Le port du matricule d’identification (référentiel des identités et de l'organisation) par les policiers et les gendarmes est essentiel pour l’identification de l’agent contrôleur et la transparence de l’action des forces de l’ordre. À cet égard, dans une décision du 11 octobre 2023, le Conseil d’Etat a rappelé son caractère obligatoire et enjoint au gouvernement de prendre toutes mesures utiles pour faire respecter cette obligation dans un délai de 12 mois. 

Des pistes pour mettre en œuvre la traçabilité

En octobre 2019, le Défenseur des droits a organisé un séminaire intitulé « Les relations police-population : enjeux et pratiques » en présence de représentants des forces de police, d’autorités publiques, d’organismes de contrôle externes des forces de l’ordre, de juristes, d’associations et de chercheurs ainsi que de représentants d’organisations internationales et d’institutions de l’Union européenne. Des pratiques concrètes et des expérimentations qui avaient eu des résultats intéressants ont pu y être présentées. Elles ne sont pas directement transposables en France, mais elles font la démonstration qu’il est possible de faire davantage et mieux. 

Par exemple, en Grande-Bretagne, la traçabilité est assurée par l’enregistrement sur tablette du contrôle (stop and search) et la possibilité pour le réclamant de se rendre le lendemain au commissariat pour récupérer un récépissé portant mention de la justification du contrôle. 

L’enregistrement audiovisuel des contrôles d’identité par la caméra-piéton est régulièrement évoqué. Si cette mesure ne suffit pas à elle seule à permettre la traçabilité des contrôles d’identité, elle pourrait toutefois constituer un élément du dispositif, à la condition que le déclenchement de la caméra-piéton soit obligatoire et systématique en amont de l’opération, afin de disposer de l’enregistrement du début du contrôle, des circonstances précédant celui-ci, et de la justification verbale des motifs à la personne contrôlée. Ainsi, ces conditions de mise en œuvre permettraient de répondre aux insuffisances pointées du doigt par la direction générale de la police nationale en 2018.

Pour le Défenseur des droits, le dispositif de traçabilité retenu, quelle que soit la forme qu’il prendrait, devra permettre de garantir le droit à un recours effectif pour contester la légalité du contrôle.

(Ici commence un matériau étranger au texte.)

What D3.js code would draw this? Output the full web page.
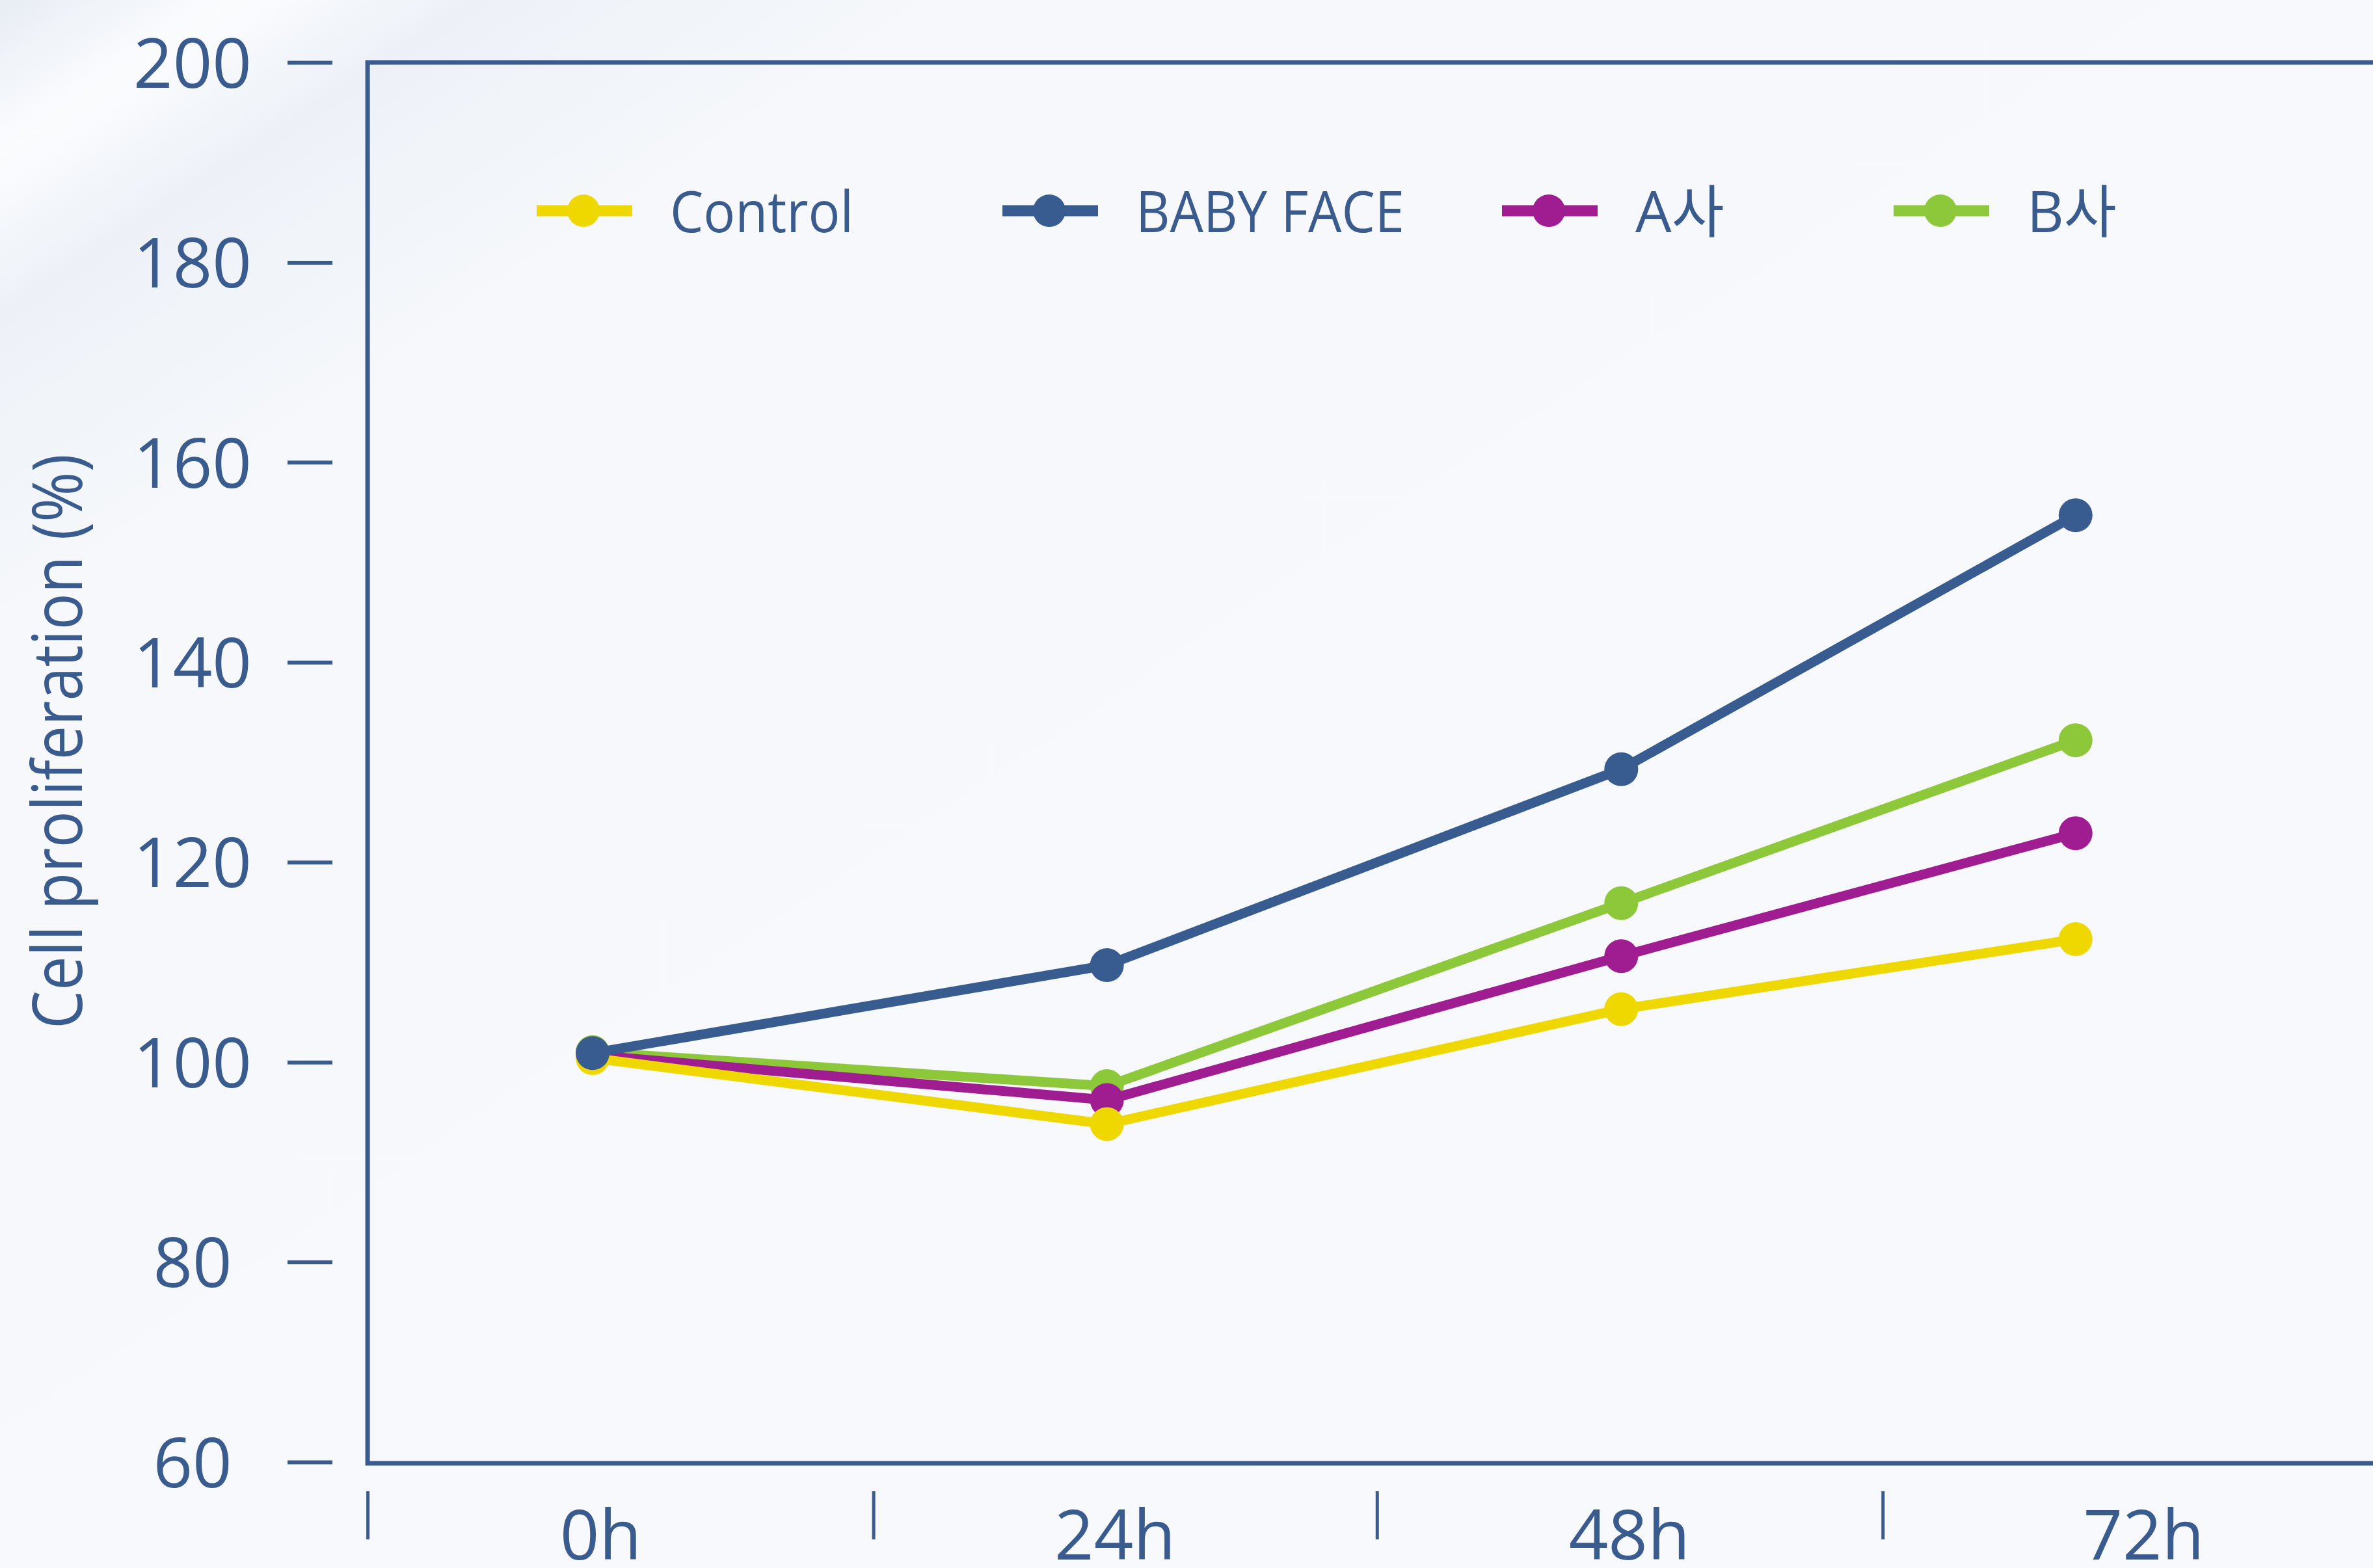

Mieux encadrer la pratique des contrôles d’identité

La modification du cadre juridique des contrôles d’identité et leur traçabilité ne suffisent pas pour prévenir et lutter contre les comportements discriminatoires. Les conditions de mise en œuvre et les pratiques doivent être révisées. A cet égard, dans son rapport du 6 décembre 2023, la Cour des comptes pointe du doigt l’absence d’encadrement pratique des conditions d’emploi des contrôles d’identité, permettant d’assurer leur bonne exécution (absence de déroulé-type des contrôles, d’actes-réflexes pour les agents, de guides pratiques...).

La Cour des comptes relève en outre que l’encadrement opérationnel et hiérarchique, et le contrôle effectué par les inspections générales de la police et de la gendarmerie nationales, font défaut.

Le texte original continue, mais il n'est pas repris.